Granted, consummating bank mergers is harder now than before the financial crisis. JPMorgan and Bank One needed less than six months for regulators to sign off on their 2004 tie-up. M&T Bank’s takeover of Hudson City Bancorp, on the other hand, is still under review almost three years after watchdogs started scrutinizing M&T’s anti-money-laundering safeguards and other issues.
That deal could be an aberration, if BB&T’s experiences are any indication. The lender run by Kelly King also recently snapped up the Bank of Kentucky and 41 of Citigroup’s Texas branches, receiving approval within eight months for each transaction, the same amount of time it took to get the thumbs-up on Susquehanna.
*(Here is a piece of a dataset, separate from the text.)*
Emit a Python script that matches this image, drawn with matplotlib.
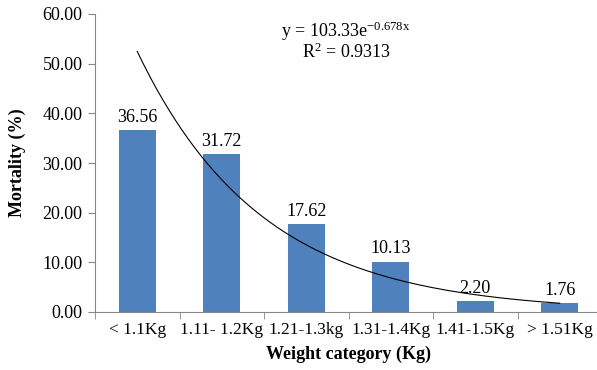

Directors and executives of small and mid-size banks should take that as an invitation to jump back into the M&A game. The Fed has even provided some encouragement, especially for deals that result in a combined entity with less than $25 billion in assets. Larger deals should be possible, too, as long as they don’t get too close to exceeding $250 billion in assets.
Suggesting executives can reap windfalls from mergers may encourage bad marriages, though. BB&T’s board avoided that problem, deciding to grant the bonuses only a couple of weeks before the Fed’s approval. And if the deal turns sour, the directors can void the payments. By that time, though, the damage to the bank and its shareholders will have already been done.
(This item has been corrected to refer in the fourth paragraph to BB&T buying Citigroup branches in Texas. An earlier reference to the purchase of Royal Bank of Canada’s U.S. branches was incorrect.)